I am in an absolute shitheap of a mood right now. It's like these last 8 months just all hit me at once at 3pm this afternoon and I am just out of my mind with anger and frustration and GAAAHAHLKGHRCASLUKHFYNSUKDA
This narcolepsy bullshit is just that... bullshit. What the hell have I done to myself in this last year in that right here, right now is how I am defined?? I made it through a degree, directed musicals, played and rehearsed and had a fucking life... and now... I'm a former musician, with a useless degree, no life path, hardly any friends that give a shit about me, a job where I am quite literally a shit kicker and I spend my days either working with some of the most negative and draining people I've ever met, or I'm at home sleeping and hating myself because I can't focus enough to retain information from the crap that I am studying.
I just so need a massive allmighty change, in attitude, in the way I manage this shit, in my career.... where the fuck am I going?? How can I get there without falling asleep and killing myself on the way?? Am I ever going to meet someone and get married, get a real job, maybe own a house and other important things that real adults have?? Am I perpetually going to be living with rotating housemates and a fucking cat that pisses everywhere??

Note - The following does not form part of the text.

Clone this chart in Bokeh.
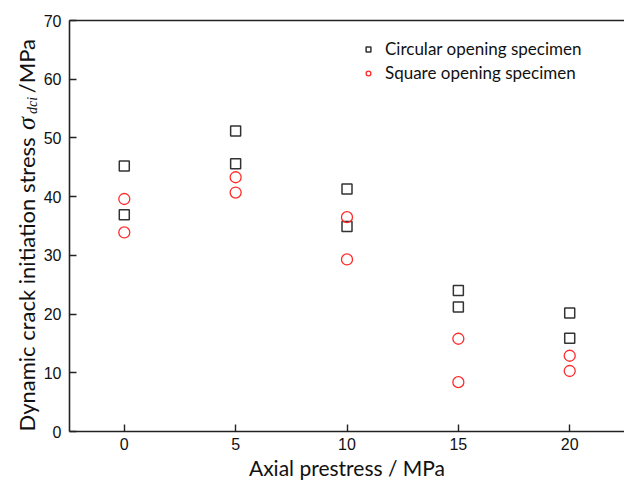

My job is really hurting me the most at the moment. Even when I started working as a vet nurse, and studying at TAFE, I was thinking... man I am better than this. I am smart and capable of a higher level of thinking than 'What is the best way to clean a cage?". But I thought.... this is just the beginning. I can't start at the top. And now I've been at the bottom for 2 years and it's just really making me insane. It's hard work, for crappy pay. It's exhausting. It's physical (which is keeping me fit, at least). I'm constantly inhaling chemicals like bleach and friggen metho which is surely giving my respiratory system hell. And it's made SO much harder by the negative shit that comes from particular people I work with. One vet is just so hell bent on hating the place, it's like she's made it her personal mission to convince everyone else about how utterly crap and hideous everything is and turn every situation into a 'LOOK AT HOW SHIT OUR JOB IS' moment. All the time. One of the nurses has convinced herself that every other nurse that works there is significantly inferior to herself... but doesn't tell the nurses, she tells our practice manager about shit she's unhappy with, who then has to pass on the good news to the others. Like.... fuck you. Talk to me yourself if you have a problem, like an adult. Many apologies for not being superfuckingvetnursewoman.
Aaargghghghg. And after all that immensely frustrating crappiness there's the fact that if I decide to leave there, what the hell will I actually do?????????? I have a degree and a half of nothingness!!!!!!! I have a tendency to fall asleep in situations where normal people would find themselves distinctly uncomfortable, such as upside down in the back seat of a car, or front row at a big band concert, or at their significant other's grandma's funeral, or on a three legged stool. Who the hell wants someone like that working for them??? What the hell would I do anyway????
Oh I'm just so angry at life and the stupid dog that keeps whining.